The Editor’s Choice article from the March issue of CJCE is the preface to the Artificial Intelligence and Machine Learning Applications in Chemical Engineering Special Issue Section by guest editor Simant Upreti of Toronto Metropolitan University. Within the preface, Dr. Upreti summarizes the 16 invited articles that make up this special issue section and notes the role of artificial intelligence and machine learning in the chemical engineering field: “Artificial intelligence (AI) and machine learning (ML), as they penetrate human endeavours from all walks of life, hold significant prospects in not only replacing complex tasks requiring supervision but also solving difficult problems and enhancing performance in a variety of scenarios. Chemical engineering, which is intimately involved with the transformation of materials and energy, is a fertile ground for AI and ML applications.” Be sure to explore this special issue section for insight into these exciting topics.
The first issue highlight from the issue is an open access article from the special issue section, titled “Assuring optimality in surrogate-based optimization: A novel theorem and its practical implementation in pressure swing adsorption optimization” by Carine Menezes Rebello, Erbet Almeida Costa, Antonio Santos Sánchez, Fredy Vides, and Idelfonso B. R. Nogueira of the Norwegian University of Science and Technology, Federal University of Ouro Preto (Brazil), and National Autonomous University of Honduras. The authors note that “The main contribution of this work is the derivation of a robustness test that guarantees the optimality of surrogate-based optimization. The derivation of this metric is based on the universal approximation theorem. The full framework proposed in this work is also composed by a sampling sizing methodology to randomly select samples within a feasible operating region (FOR) resulting from the optimization population, reducing the computational cost of the analysis and avoiding biases in the robustness calculation.” They continue that “The applicability and importance of this methodology are demonstrated through a case study of a complex chemical process—a pressure swing adsorption (PSA) unit—which presents a high computational cost to solve optimization problems. The results highlight the need and importance of evaluating the optimality of surrogate-based optimization schemes.”
The next issue highlight from the March issue is another open access article from the special issue section: “A new intelligent prediction model using machine learning linked to grey wolf optimizer algorithm for O2/N2 adsorption” by Hossein Mashhadimoslem, Vahid Kermani, Kourosh Zanganeh, Ahmed Shafeen, and Ali Elkamel of University of Waterloo and Natural Resources Canada. Within this article, the authors “address the deficiency and predict the adsorption performance in different adsorbents” by proposing “a new optimizer linked to the machine learning (ML) model considering the performance of the adsorption process.” They continue that “The main goal is to predict adsorption under different process conditions with different adsorbents and provide a unified framework, leading to the prediction of adsorption phenomena instead of traditional isotherm models. This research focuses on predicting the adsorbed amount of O2 and N2 on several carbon-based adsorbents using the ML approach linked to the grey wolf optimizer algorithm (GWO).” Ultimately, “The new ML-generated model can accurately predict the adsorption process behaviour of different carbon-based adsorbents under various process conditions.
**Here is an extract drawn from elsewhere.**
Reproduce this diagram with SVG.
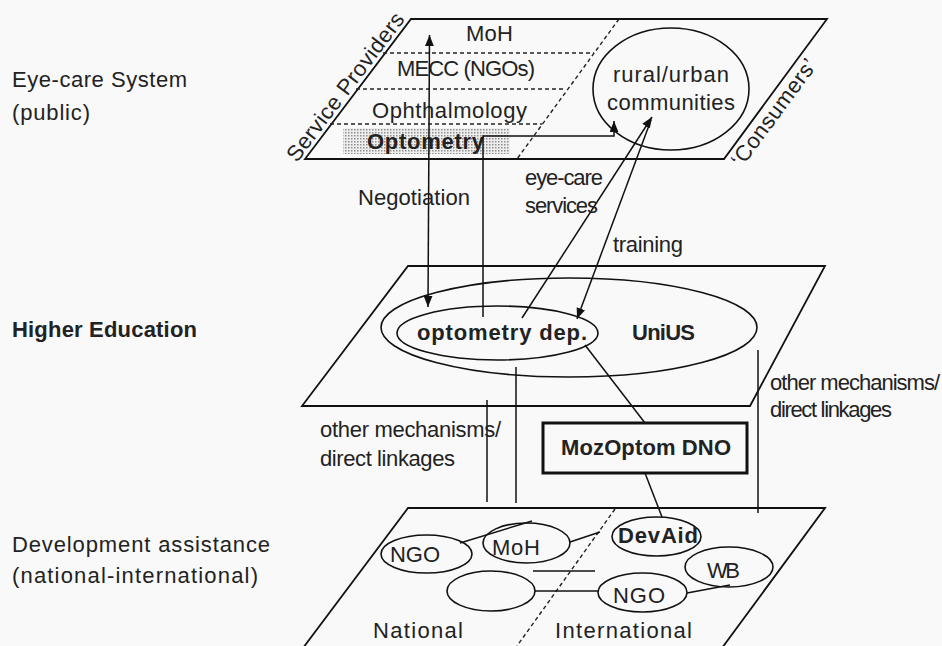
<svg xmlns="http://www.w3.org/2000/svg" width="942" height="646" viewBox="0 0 942 646">
  <defs>
    <marker id="arrow" viewBox="0 0 10 8" refX="10" refY="4" markerWidth="11" markerHeight="9" markerUnits="userSpaceOnUse" orient="auto-start-reverse">
      <path d="M0,0 L10,4 L0,8 z" fill="#111"/>
    </marker>
    <pattern id="dots" width="3" height="3" patternUnits="userSpaceOnUse">
      <rect width="3" height="3" fill="#eeeeee"/>
      <rect x="0" y="0" width="1.5" height="1.5" fill="#8f8f8f"/>
    </pattern>
    <style>
      text { font-family: "Liberation Sans", Arial, sans-serif; font-size: 22px; fill: #222; }
      .b { font-weight: bold; }
      .plane { fill: none; stroke: #111; stroke-width: 1.8; }
      .dash { fill: none; stroke: #222; stroke-width: 1.4; stroke-dasharray: 4 3; }
      .el { fill: none; stroke: #111; stroke-width: 1.6; }
      .ln { fill: none; stroke: #111; stroke-width: 1.5; }
      .box { fill: none; stroke: #111; stroke-width: 3; }
      .mid { text-anchor: middle; }
    </style>
  </defs>

  <rect width="942" height="646" fill="#f9f9fa"/>

  <!-- level captions on the left -->
  <g id="captions">
    <text x="12" y="87" textLength="175" lengthAdjust="spacing">Eye-care System</text>
    <text x="12" y="120" textLength="78" lengthAdjust="spacing">(public)</text>
    <text class="b" x="12" y="337" textLength="185" lengthAdjust="spacing">Higher Education</text>
    <text x="12" y="552" textLength="258" lengthAdjust="spacing">Development assistance</text>
    <text x="12" y="583" textLength="246" lengthAdjust="spacing">(national-international)</text>
  </g>

  <!-- top plane: public eye-care system -->
  <g id="plane-eyecare">
    <rect x="343" y="128" width="167" height="26" fill="url(#dots)"/>
    <polygon class="plane" points="411,19 827,19 724,159 305,159"/>
    <line class="dash" x1="619" y1="19" x2="517" y2="159"/>
    <line class="dash" x1="383" y1="53" x2="594" y2="53"/>
    <line class="dash" x1="356" y1="89" x2="566" y2="89"/>
    <line class="dash" x1="330" y1="124" x2="542" y2="124"/>
    <text transform="translate(358,89) rotate(-52.9)" x="-6" y="-4" class="mid" textLength="180" lengthAdjust="spacing">Service Providers</text>
    <text transform="translate(775.5,89) rotate(-53.6)" x="-20" y="20" class="mid" textLength="128" lengthAdjust="spacing">‘Consumers’</text>
  </g>
  <g id="node-moh-top">
    <text x="466" y="41" textLength="47" lengthAdjust="spacing">MoH</text>
  </g>
  <g id="node-mecc">
    <text x="397" y="76" textLength="138" lengthAdjust="spacing">MECC (NGOs)</text>
  </g>
  <g id="node-ophthalmology">
    <text x="372" y="118" textLength="155" lengthAdjust="spacing">Ophthalmology</text>
  </g>
  <g id="node-optometry">
    <text class="b" x="367" y="149" textLength="117" lengthAdjust="spacing">Optometry</text>
  </g>
  <g id="node-communities">
    <ellipse class="el" cx="671" cy="89" rx="78" ry="61"/>
    <text x="613" y="82" textLength="116" lengthAdjust="spacing">rural/urban</text>
    <text x="607" y="110" textLength="128" lengthAdjust="spacing">communities</text>
  </g>

  <!-- middle plane: higher education -->
  <g id="plane-higher-ed">
    <polygon class="plane" points="408,266 825,266 750,406 302,406"/>
  </g>
  <g id="node-unius">
    <ellipse class="el" cx="569" cy="327.5" rx="188" ry="49.5"/>
    <text class="b" x="632" y="340" textLength="63" lengthAdjust="spacing">UniUS</text>
  </g>
  <g id="node-optometry-dep">
    <ellipse class="el" cx="497.5" cy="333" rx="100.5" ry="27"/>
    <text class="b" x="417" y="340" textLength="170" lengthAdjust="spacing">optometry dep.</text>
  </g>

  <g id="node-mozoptom">
    <rect class="box" x="543" y="423" width="204" height="50"/>
    <text class="b" x="561" y="455" textLength="170" lengthAdjust="spacing">MozOptom DNO</text>
  </g>

  <!-- bottom plane: development assistance -->
  <g id="plane-devaid">
    <polygon class="plane" points="408,508 825,508 722,648 303,648"/>
    <line class="dash" x1="615" y1="509" x2="517" y2="646"/>
    <text x="373" y="638" textLength="90" lengthAdjust="spacing">National</text>
    <text x="555" y="638" textLength="137" lengthAdjust="spacing">International</text>
  </g>
  <g id="node-ngo-national">
    <ellipse class="el" cx="426.5" cy="554" rx="45.5" ry="19"/>
    <text x="390" y="562" textLength="50" lengthAdjust="spacing">NGO</text>
  </g>
  <g id="node-moh-national">
    <ellipse class="el" cx="526.5" cy="543" rx="43.5" ry="20"/>
    <text x="492" y="555" textLength="48" lengthAdjust="spacing">MoH</text>
  </g>
  <g id="node-blank-national">
    <ellipse class="el" cx="491" cy="591" rx="44" ry="20"/>
  </g>
  <g id="node-devaid">
    <ellipse class="el" cx="656.5" cy="536.5" rx="44.5" ry="19.5"/>
    <text class="b" x="618" y="543" textLength="80" lengthAdjust="spacing">DevAid</text>
  </g>
  <g id="node-ngo-international">
    <ellipse class="el" cx="642.5" cy="592.5" rx="44.5" ry="19.5"/>
    <text x="613" y="603" textLength="52" lengthAdjust="spacing">NGO</text>
  </g>
  <g id="node-wb">
    <ellipse class="el" cx="729" cy="567" rx="44" ry="20"/>
    <text x="707" y="578" textLength="33" lengthAdjust="spacing">WB</text>
  </g>

  <!-- connectors -->
  <g id="connectors">
    <line class="ln" x1="429.5" y1="35" x2="428" y2="307" marker-start="url(#arrow)" marker-end="url(#arrow)"/>
    <polyline class="ln" points="483,317 483,136 614,136 614,121" marker-end="url(#arrow)"/>
    <line class="ln" x1="522" y1="318" x2="652" y2="117" marker-end="url(#arrow)"/>
    <line class="ln" x1="651" y1="120" x2="577" y2="319" marker-end="url(#arrow)"/>
    <line class="ln" x1="585" y1="345" x2="645" y2="423"/>
    <line class="ln" x1="645" y1="473" x2="662" y2="517"/>
    <line class="ln" x1="516" y1="367" x2="516" y2="503"/>
    <line class="ln" x1="487" y1="400" x2="487" y2="502"/>
    <line class="ln" x1="758" y1="350" x2="758" y2="513"/>
    <line class="ln" x1="460" y1="543" x2="532" y2="521"/>
    <line class="ln" x1="570" y1="542" x2="600" y2="532"/>
    <line class="ln" x1="533" y1="571" x2="595" y2="571"/>
    <line class="ln" x1="535" y1="591" x2="598" y2="591"/>
    <line class="ln" x1="687" y1="593" x2="730" y2="585"/>
  </g>

  <!-- connector labels -->
  <g id="connector-labels">
    <text x="358" y="205" textLength="112" lengthAdjust="spacing">Negotiation</text>
    <text x="525" y="185" textLength="78" lengthAdjust="spacing">eye-care</text>
    <text x="525" y="213" textLength="73" lengthAdjust="spacing">services</text>
    <text x="613" y="252" textLength="70" lengthAdjust="spacing">training</text>
    <text x="320" y="437" textLength="181" lengthAdjust="spacing">other mechanisms/</text>
    <text x="320" y="466" textLength="135" lengthAdjust="spacing">direct linkages</text>
    <text x="770" y="390" textLength="170" lengthAdjust="spacing">other mechanisms/</text>
    <text x="770" y="417" textLength="122" lengthAdjust="spacing">direct linkages</text>
  </g>
</svg>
The results of this research have the potential to assist a wide range of gas separation industries.”
The final issue highlight is an open access article from authors Shazia Tanvir, Amandeep Kaur, and William A. Anderson of University of Waterloo: “Rapid determination of the antimicrobial properties of surfaces using an enzymatic activity surrogate”. Within this article, the authors explore a different methodology for examining the antimicrobial activity of metals-based surfaces: “Typical approaches for assessing the antimicrobial activity of metals-based surfaces involve the contact of a bacterial culture with the surface for a period of time, followed by culturing on agar plates to assess the decrease in microbial viability versus controls. This is a time-consuming methodology requiring at least 24 h to produce a set of results, which can be a bottleneck for productivity in novel materials development. An enzyme-based method was shown to be a satisfactory and much more rapid surrogate test for this application.”